Mereka bersentuhan dengan masyarakat Arab yang telah beragama Islam. Dengan
komunikasi tersebut mereka mulai memeluk agama Islam sekitar abad ke-9. Suku
bangsa Turki tersebut ahli perang, pintar berdiplomasi, dan akhirnya dengan
waktu yang relatif singkat menjadi sebuah kekuatan politik yang besar.[1]
Bangsa
Turki terbagi dalam berbagai suku. Diantara suku-suku tersebut, terdapat sebuah
suku yang bernama suku Oghuz. Suku ini terbagi menjadi 24 sub-suku. Dari salah
satu sub-suku tersebut lahirlah sultan pertama dinasti Turki Usmani, yakni
Usman. Pada saat bangsa Mongol dan Kristen memerangi dunia Islam, bangsa Turki
muncul sebagai pelindung Islam, bahkan mereka membawa panji Islam hingga ke
tengah-tengah daratan Eropa.[2]
Pada
abad ke-13 M saat Jengis Khan mengusir orang-orang Turki dari Khurasan dan
sekitarnya, Sulaiman Syah (kakek dari Usman) bersama pengikutnya kemudian
bermukim di Asia kecil.
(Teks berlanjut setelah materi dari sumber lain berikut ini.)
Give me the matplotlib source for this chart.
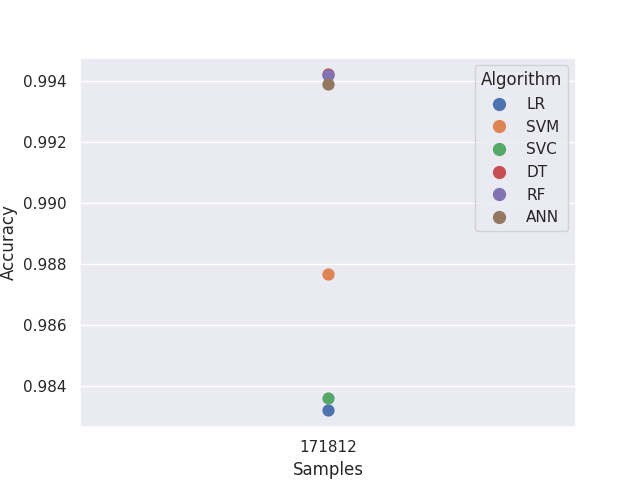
import matplotlib
matplotlib.use("Agg")
import matplotlib.pyplot as plt
from matplotlib.lines import Line2D
import seaborn as sns
import pandas as pd

sns.set_theme()

algorithms = ["LR", "SVM", "SVC", "DT", "RF", "ANN"]
samples = ["171812"] * 6
accuracy = [0.98321, 0.98767, 0.98361, 0.99423, 0.99420, 0.99390]

df = pd.DataFrame({"Samples": samples, "Accuracy": accuracy, "Algorithm": algorithms})

fig, ax = plt.subplots(figsize=(6.4, 4.8), dpi=100)
sns.pointplot(data=df, x="Samples", y="Accuracy", hue="Algorithm", ax=ax)
palette = sns.color_palette()
handles = [Line2D([], [], linestyle="none", marker="o", markersize=8.5,
                  color=palette[i]) for i in range(len(algorithms))]
ax.legend(handles, algorithms, title="Algorithm", loc="upper right")
fig.savefig("out.png")
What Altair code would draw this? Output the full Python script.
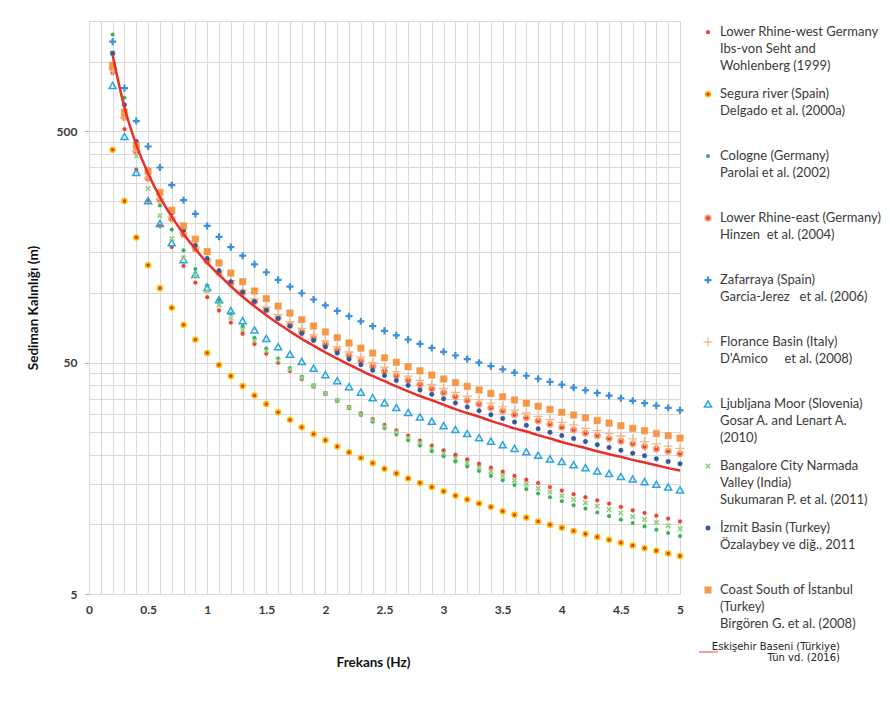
import altair as alt
import pandas as pd

# ---------------- data ----------------
freq = [0.2, 0.3, 0.4, 0.5, 0.6, 0.7, 0.8, 0.9, 1.0,
        1.1, 1.2, 1.3, 1.4, 1.5, 1.6, 1.7, 1.8, 1.9, 2.0,
        2.1, 2.2, 2.3, 2.4, 2.5, 2.6, 2.7, 2.8, 2.9, 3.0,
        3.1, 3.2, 3.3, 3.4, 3.5, 3.6, 3.7, 3.8, 3.9, 4.0,
        4.1, 4.2, 4.3, 4.4, 4.5, 4.6, 4.7, 4.8, 4.9, 5.0]

ibs_1999 = [896, 511, 342, 251, 195, 158, 131, 111, 96.0,
            84.1, 74.5, 66.7, 60.2, 54.7, 50.0, 46.0, 42.5, 39.4, 36.7,
            34.3, 32.1, 30.2, 28.5, 26.9, 25.5, 24.2, 23.0, 21.9, 20.9,
            20.0, 19.1, 18.3, 17.6, 16.9, 16.2, 15.6, 15.1, 14.5, 14.0,
            13.5, 13.1, 12.7, 12.3, 11.9, 11.5, 11.2, 10.9, 10.6, 10.3]
delgado_2000 = [416, 250, 174, 132, 105, 86.3, 72.9, 62.9, 55.1,
                48.9, 43.8, 39.6, 36.1, 33.1, 30.5, 28.3, 26.3, 24.6, 23.1,
                21.7, 20.5, 19.4, 18.4, 17.4, 16.6, 15.8, 15.1, 14.5, 13.9,
                13.3, 12.8, 12.3, 11.9, 11.4, 11.0, 10.7, 10.3, 9.97, 9.66,
                9.37, 9.09, 8.82, 8.57, 8.33, 8.11, 7.89, 7.69, 7.49, 7.30]
parolai_2002 = [1311, 699, 447, 316, 239, 188, 153, 127, 108,
                93.2, 81.4, 71.9, 64.1, 57.6, 52.1, 47.4, 43.4, 39.9, 36.9,
                34.2, 31.8, 29.7, 27.8, 26.1, 24.5, 23.1, 21.9, 20.7, 19.7,
                18.7, 17.8, 17.0, 16.2, 15.5, 14.8, 14.2, 13.6, 13.1, 12.6,
                12.1, 11.7, 11.25, 10.85, 10.48, 10.13, 9.80, 9.48, 9.18, 8.90]
hinzen_2004 = [930, 574, 408, 313, 252, 209, 179, 155, 137,
               122, 110, 100, 91.8, 84.6, 78.3, 72.9, 68.1, 63.8, 60.0,
               56.7, 53.6, 50.9, 48.3, 46.0, 43.9, 42.0, 40.2, 38.6, 37.1,
               35.6, 34.3, 33.1, 31.9, 30.9, 29.8, 28.9, 28.0, 27.1, 26.3,
               25.6, 24.8, 24.2, 23.5, 22.9, 22.3, 21.7, 21.2, 20.7, 20.2]
garcia_2006 = [1222, 769, 554, 430, 349, 293, 252, 220, 195,
               175, 158, 145, 133, 123, 114, 106.5, 99.8, 93.8, 88.5,
               83.7, 79.4, 75.5, 71.9, 68.6, 65.6, 62.9, 60.3, 57.9, 55.7,
               53.7, 51.8, 50.0, 48.3, 46.8, 45.3, 43.9, 42.6, 41.3, 40.2,
               39.0, 38.0, 37.0, 36.0, 35.1, 34.2, 33.4, 32.6, 31.9, 31.1]
damico_2008 = [923, 574, 410, 315, 255, 213, 182, 158, 140,
               125, 113, 103, 94.4, 87.1, 80.7, 75.2, 70.3, 66.0, 62.1,
               58.7, 55.6, 52.8, 50.2, 47.8, 45.7, 43.7, 41.9, 40.3, 38.7,
               37.2, 35.8, 34.6, 33.4, 32.3, 31.2, 30.3, 29.3, 28.4, 27.6,
               26.9, 26.0, 25.4, 24.7, 24.1, 23.4, 22.8, 22.3, 21.8, 21.3]
gosar_2010 = [789, 475, 332, 251, 200, 165, 139.5, 120.4, 105.5,
              93.7, 84.0, 76.0, 69.3, 63.6, 58.6, 54.4, 50.6, 47.3, 44.4,
              41.8, 39.4, 37.3, 35.3, 33.6, 32.0, 30.5, 29.1, 27.9, 26.7,
              25.7, 24.7, 23.7, 22.9, 22.1, 21.3, 20.6, 19.9, 19.2, 18.7,
              18.1, 17.6, 17.0, 16.6, 16.1, 15.7, 15.3, 14.9, 14.5, 14.1]
sukumaran_2011 = [1087, 599, 392, 283, 216, 172, 142, 119, 102,
                  88.7, 78.0, 69.4, 62.2, 56.2, 51.1, 46.8, 43.0, 39.7, 36.8,
                  34.3, 32.0, 30.0, 28.2, 26.5, 25.0, 23.7, 22.5, 21.3, 20.3,
                  19.3, 18.4, 17.6, 16.9, 16.2, 15.5, 14.9, 14.3, 13.8, 13.3,
                  12.8, 12.4, 12.0, 11.6, 11.2, 10.8, 10.5, 10.2, 9.87, 9.57]
ozalaybey_2011 = [1089, 651, 452, 340, 270, 222, 187, 161, 141,
                  125, 112, 101, 92.0, 84.3, 77.6, 71.9, 66.8, 62.4, 58.5,
                  55.0, 51.8, 49.0, 46.4, 44.0, 41.9, 39.9, 38.1, 36.5, 34.9,
                  33.5, 32.2, 31.0, 29.8, 28.7, 27.7, 26.8, 25.9, 25.0, 24.2,
                  23.5, 22.8, 22.1, 21.5, 20.9, 20.3, 19.8, 19.2, 18.7, 18.3]
birgoren_2008 = [966, 605, 434, 336, 272, 228, 195, 171, 151,
                 135, 122, 112, 102, 94.6, 87.8, 81.9, 76.7, 72.0, 67.9,
                 64.2, 60.8, 57.8, 55.0, 52.5, 50.2, 48.0, 46.1, 44.2, 42.5,
                 41.0, 39.5, 38.1, 36.8, 35.6, 34.5, 33.4, 32.4, 31.4, 30.5,
                 29.7, 28.9, 28.1, 27.4, 26.7, 26.0, 25.4, 24.7, 24.2, 23.6]
tun_2016 = [1068, 634, 438, 329, 260, 214, 180, 155, 135,
            120, 107, 96.4, 87.6, 80.2, 73.8, 68.3, 63.4, 59.2, 55.4,
            52.1, 49.0, 46.3, 43.8, 41.6, 39.5, 37.6, 35.9, 34.4, 32.9,
            31.5, 30.3, 29.2, 28.0, 27.0, 26.0, 25.2, 24.3, 23.5, 22.7,
            22.0, 21.4, 20.7, 20.1, 19.6, 19.0, 18.5, 18.0, 17.5, 17.1]

NB = "\u00a0"
series_keys = ["ibs", "delgado", "parolai", "hinzen", "garcia", "damico",
               "gosar", "sukumaran", "ozalaybey", "birgoren"]
series_labels = [
    "Lower Rhine-west Germany\nIbs-von Seht and\nWohlenberg (1999)",
    "Segura river (Spain)\nDelgado et al. (2000a)",
    "Cologne (Germany)\nParolai et al. (2002)",
    "Lower Rhine-east (Germany)\nHinzen" + NB + NB + "et al. (2004)",
    "Zafarraya (Spain)\nGarcia-Jerez" + NB * 3 + "et al. (2006)",
    "Florance Basin (Italy)\nD'Amico" + NB * 5 + "et al. (2008)",
    "Ljubljana Moor (Slovenia)\nGosar A. and Lenart A.\n(2010)",
    "Bangalore City Narmada\nValley (India)\nSukumaran P. et al. (2011)",
    "İzmit Basin (Turkey)\nÖzalaybey ve diğ., 2011",
    "Coast South of İstanbul\n(Turkey)\nBirgören G. et al. (2008)",
]
line_label = "Eskişehir Baseni (Türkiye)\nTün vd. (2016)"
series_values = [ibs_1999, delgado_2000, parolai_2002, hinzen_2004, garcia_2006,
                 damico_2008, gosar_2010, sukumaran_2011, ozalaybey_2011, birgoren_2008]

y_grid = [5, 10, 15, 20, 25, 30, 35, 40, 45, 50, 100, 150, 200, 250, 300, 350,
          400, 450, 500, 1000, 1500]
y_labels = [5, 50, 500]
x_grid = [round(i / 10, 1) for i in range(51)]

# ---------------- styles ----------------
fills = ["#ee4035", "#e8352a", "#38ad5c", "#e8413a", "transparent", "transparent",
         "transparent", "transparent", "#33589c", "#f79646"]
strokes = ["#ee4035", "#f7c200", "#38ad5c", "#f4a36f", "#3d8fd8", "#f7b487",
           "#27a6e0", "#8fd081", "#33589c", "#f79646"]
plus_path = "M-1,0H1M0,-1V1"
x_path = "M-1,-1L1,1M-1,1L1,-1"
shapes = ["circle", "circle", "circle", "circle", plus_path, plus_path,
          "triangle-up", x_path, "circle", "square"]
sizes = [14, 24, 13, 30, 50, 80, 50, 20, 20, 42]
widths = [0.5, 1.6, 0.5, 1.8, 2.2, 1.3, 1.5, 1.6, 0.5, 0.5]
line_red = "#e8302a"
txt = "#3a3a3a"
font = "Lato"


def sc(rng, typ=None):
    if typ:
        return alt.Scale(type=typ, domain=series_keys, range=rng)
    return alt.Scale(domain=series_keys, range=rng)


def style_enc():
    return dict(
        fill=alt.Fill("series:N", scale=sc(fills), legend=None),
        stroke=alt.Stroke("series:N", scale=sc(strokes), legend=None),
        shape=alt.Shape("series:N", scale=sc(shapes), legend=None),
        size=alt.Size("series:N", scale=sc(sizes, "ordinal"), legend=None),
        strokeWidth=alt.StrokeWidth("series:N", scale=sc(widths, "ordinal"), legend=None),
    )


records = []
for key, vals in zip(series_keys, series_values):
    for f, v in zip(freq, vals):
        records.append({"series": key, "f": f, "h": v})
points = pd.DataFrame(records)
line_df = pd.DataFrame({"f": freq, "h": tun_2016})

x_axis = alt.Axis(
    values=x_grid, format=".1~f",
    labelExpr="abs(datum.value * 2 - round(datum.value * 2)) < 0.001 ? datum.label : ''",
    labelFlush=False, labelOverlap=False, labelFont=font, labelFontSize=12,
    labelFontWeight="bold", labelColor=txt, labelPadding=6,
    tickSize=4, tickColor="transparent",
    gridColor="#d9d9d9", gridWidth=1, domainColor="#d9d9d9",
    title="Frekans (Hz)", titleFont=font, titleFontSize=13.5, titleFontWeight="bold",
    titleColor="#111111", titlePadding=40, titleX=284,
)
y_axis = alt.Axis(
    values=y_grid, format="d",
    labelExpr="indexof(%s, datum.value) >= 0 ? datum.label : ''" % str(y_labels),
    labelOverlap=False, labelFlush=False, labelFont=font, labelFontSize=12,
    labelFontWeight="bold", labelColor=txt, labelPadding=8,
    tickSize=4,
    tickColor={"condition": {"test": "indexof(%s, datum.value) >= 0" % str(y_labels),
                             "value": "#a6a6a6"}, "value": "transparent"},
    gridColor="#d9d9d9", gridWidth=1, domainColor="#d9d9d9",
    title="Sediman Kalınlığı (m)", titleFont=font, titleFontSize=13.5,
    titleFontWeight="bold", titleColor="#111111", titlePadding=16,
)


def x_enc():
    return alt.X("f:Q", scale=alt.Scale(domain=[0, 5], nice=False, zero=False), axis=x_axis)


def y_enc():
    return alt.Y("h:Q", scale=alt.Scale(type="log", domain=[5, 1500], nice=False), axis=y_axis)


pts = alt.Chart(points).mark_point(opacity=1).encode(x=x_enc(), y=y_enc(), **style_enc())
ln = alt.Chart(line_df).mark_line(color=line_red, strokeWidth=2.5, interpolate="monotone").encode(
    x=x_enc(), y=y_enc())
plot = alt.layer(pts, ln).properties(
    width=591, height=573,
    view=alt.ViewBackground(stroke="#d9d9d9", strokeWidth=1),
)

# ---------------- legend panel ----------------
leg = pd.DataFrame({"idx": list(range(len(series_keys))), "series": series_keys,
                    "label": series_labels})
leg_line = pd.DataFrame({"idx": [len(series_keys)], "label": [line_label]})
leg_y = alt.Y("idx:Q", scale=alt.Scale(domain=[-0.18, 10.42], reverse=True, nice=False, zero=False),
              axis=None)

leg_sym = alt.Chart(leg).mark_point(opacity=1).encode(x=alt.value(18), y=leg_y, **style_enc())
leg_txt = alt.Chart(leg).mark_text(
    align="left", baseline="top", lineBreak="\n", lineHeight=17,
    font=font, fontSize=13, color=txt, dy=-6,
).encode(x=alt.value(30), y=leg_y, text="label:N")
leg_rule = alt.Chart(leg_line).mark_rule(color="#f07070", strokeWidth=1.3).encode(
    x=alt.value(9), x2=alt.value(28), y=leg_y)
leg_ltxt = alt.Chart(leg_line).mark_text(
    align="right", baseline="top", lineBreak="\n", lineHeight=11,
    font="DejaVu Sans", fontSize=10, color="#222222", dy=-10,
).encode(x=alt.value(150), y=leg_y, text="label:N")

legend = alt.layer(leg_sym, leg_txt, leg_rule, leg_ltxt).properties(
    width=172, height=657,
    view=alt.ViewBackground(stroke="transparent"),
)

chart = alt.hconcat(plot, legend, spacing=0).properties(
    padding={"left": 17, "top": 6, "right": 0, "bottom": 0},
    background="white",
).configure_axisX(labelOverlap=False)

chart.save("out.html", embed_options={"renderer": "svg", "actions": False})
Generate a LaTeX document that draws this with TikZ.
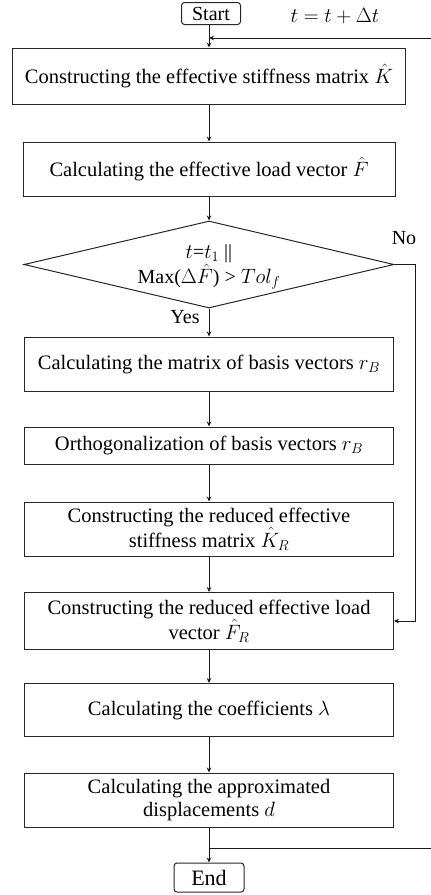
\documentclass[tikz,border=0pt]{standalone}
\usepackage{fontspec}
\setmainfont{Liberation Serif}
\usetikzlibrary{arrows.meta,shapes.geometric}
\begin{document}
\begin{tikzpicture}[x=1pt,y=-1pt,
  every node/.style={font=\fontsize{20.5}{22.5}\selectfont},
  proc/.style={draw=black!85,line width=1pt,rectangle,minimum width=369pt,inner sep=0pt,align=center},
  term/.style={draw=black!85,line width=1pt,rectangle,rounded corners=3pt,inner sep=0pt},
  flow/.style={draw=black!90,line width=1pt,-{Stealth[length=5pt,width=4.5pt]}},
  plain/.style={draw=black!90,line width=1pt}]
\useasboundingbox (0,0) rectangle (431,895);
\node[term,minimum width=59pt,minimum height=22pt,font=\fontsize{20}{22}\selectfont] (start) at (211,13.5) {Start};
\node[proc,minimum width=393pt,minimum height=56pt] (b1) at (209,76) {Constructing the effective stiffness matrix $\hat{K}$};
\node[proc,minimum width=372pt,minimum height=54pt] (b2) at (209,169) {Calculating the effective load vector $\hat{F}$};
\node[draw=black!85,line width=1pt,diamond,minimum width=370pt,minimum height=87pt,inner sep=0pt] (dia) at (209,264.5) {};
\node[align=center,font=\fontsize{20}{23}\selectfont] (diat) at (209,267) {$t$=$t_1$ ||\\Max($\Delta\hat{F}$) > $Tol_f$};
\node[proc,minimum height=54pt] (b3) at (209,364) {Calculating the matrix of basis vectors $r_B$};
\node[proc,minimum height=37pt] (b4) at (209,445.5) {Orthogonalization of basis vectors $r_B$};
\node[proc,minimum height=54pt] (b5) at (209,529) {Constructing the reduced effective\\stiffness matrix $\hat{K}_R$};
\node[proc,minimum height=57pt] (b6) at (209,621) {Constructing the reduced effective load\\vector $\hat{F}_R$};
\node[proc,minimum height=53pt] (b7) at (209,710) {Calculating the coefficients $\lambda$};
\node[proc,minimum height=54pt] (b8) at (209,800) {Calculating the approximated\\displacements $d$};
\node[term,minimum width=70pt,minimum height=29pt,font=\fontsize{22}{24}\selectfont] (end) at (209,877.5) {End};
\node[font=\fontsize{19.5}{21}\selectfont] (inc) at (335,16) {$t=t+\Delta t$};
\node[font=\fontsize{20}{22}\selectfont] (no) at (404,238) {No};
\node[font=\fontsize{20}{22}\selectfont] (yes) at (185,317) {Yes};
\coordinate (jtop) at (209,38);
\coordinate (rtop) at (431,38);
\coordinate (jbot) at (209,848);
\coordinate (rbot) at (431,848);
\draw[plain] (start.south -| jtop) -- (jtop);
\draw[flow] (jtop) -- (b1.north);
\draw[flow] (rtop) -- (jtop);
\draw[flow] (b1) -- (b2);
\draw[flow] (b2) -- (dia.north);
\draw[flow] (dia.south) -- (b3);
\draw[flow] (b3) -- (b4);
\draw[flow] (b4) -- (b5);
\draw[flow] (b5) -- (b6);
\draw[flow] (b6) -- (b7);
\draw[flow] (b7) -- (b8);
\draw[flow] (b8) -- (end);
\draw[plain] (jbot) -- (rbot);
\draw[flow] (dia.east) -- ++(21,0) |- (b6.east);
\end{tikzpicture}
\end{document}
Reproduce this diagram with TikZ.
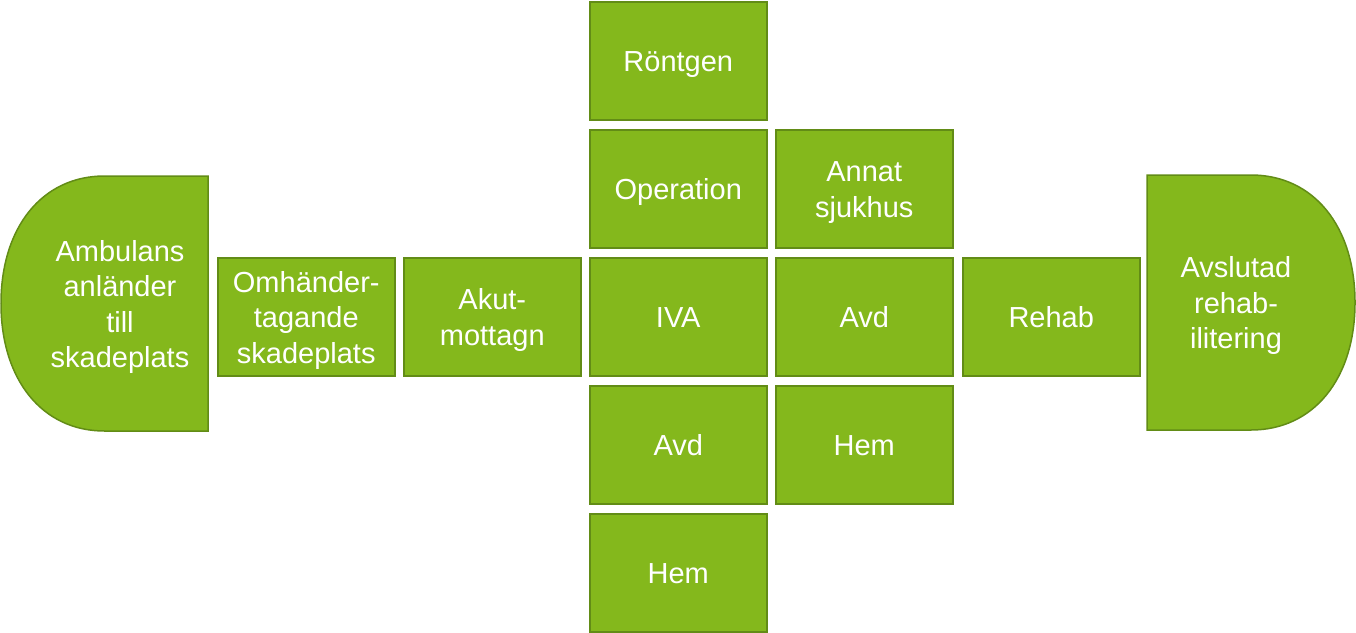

Sulaiman mempunyai empat orang putra, yaitu Shunkur,
Gundogdur, Al-thugril , dan Dun Dar. Kemudian Sulaiman Syah dan pengikutnya
berpindah lagi ke Syam (Asia kecil). Dalam perjalanan menuju Syam tersebut
Sulaiman Syah meninggal karena tenggelam di sungai Eufrat. Karena kecelakaan
tersebut rombongan itu terpecah menjadi dua, sebagian kembali ke daerah asalnya
yang dipimpin oleh dua putra Sulaiman yang pertama. Sementara rombongan yang
kedua, yang di dalamnya terdapat dua putra Sulaiman yang terakhir, melanjutkan
perjalanan ke Syam. Rombongan yang melanjutkan perjalanan ini dipimpin oleh
Al-thugril. Akhirnya mereka berhasil mendekati Sultan Saljuk yang bernama
Sultan Alauddin II di Kunia.[3]
Ketika Saljuk diserang Byzantium,
Al-thugril membantu Sultan Alauddin II sehingga berhasil mematahkan serangan
Byzantium. Sebagai balas jasa, Sultan Alauddin memberikan daerah Iski Shahr dan
sekitarnya (wilayah yang berbatasan dengan Byzantium) kepada Al-thugril. Mereka
terus membina wilayah tersebut dan akhirnya memilih Syukud sebagai ibukota. Di
sanalah lahir putranya yang pertama yaitu Usman. Pada 1258 M Al-thugril
meninggal dunia. Selanjutnya Usman mendeklarasikan dirinya sebagai Sultan, Maka
berdirilah dinasti Turki Usmani. Usman memindahkan Ibu kota ke Yeniy. Pada 1300
M Sultan Alaudin meninggal, maka Usman mengumumkan diri sebagai Sultan yang
berdaulat penuh, ia mengkampanyekan dirinya dengan mencetak mata uang dan
pembacaan khutbah atas nama dirinya. Kekuatan militer yang dimiliki oleh Usman
menjadi benteng pertahanan bagi kerajaan-kerajaan kecil dari serangan Mongol.
Dengan demikian secara tidak langsung mereka mengakui Usman sebagai penguasa
tertinggi.[4]
Muhammad
Basyrul Muvid. “Sejarah Kerajaan Turki Utsmani Dan Kemajuannya Bagi Dunia
Islam” 2 (2018).
Rahmida
Putri*, Haidar Putra Daulay, Zaini Dahlan. “Warisan Peradaban Islam Era Turki
Utsmani Sebagai Penguat Identitas Turki Modern” 1, no. 2 (2021).
Uliyah,
Taqwatul. “Kepemimpinan Kerajaan Turki Utsmani” 1, no. 2 (2021).
[1] Muhammad Basyrul Muvid, “Sejarah
Kerajaan Turki Utsmani Dan Kemajuannya Bagi Dunia Islam” 2 (2018).
[2] Taqwatul Uliyah, “Kepemimpinan
Kerajaan Turki Utsmani” 7, no. 2 (2021).
[3] Muhammad Basyrul Muvid, “Sejarah
Kerajaan Turki Utsmani Dan Kemajuannya Bagi Dunia Islam” 2 (2018).
[4] Rahmida Putri*, Haidar Putra
Daulay, Zaini Dahlan, “Warisan Peradaban Islam Era Turki Utsmani Sebagai
Penguat Identitas Turki Modern” 1, no. 2 (2021).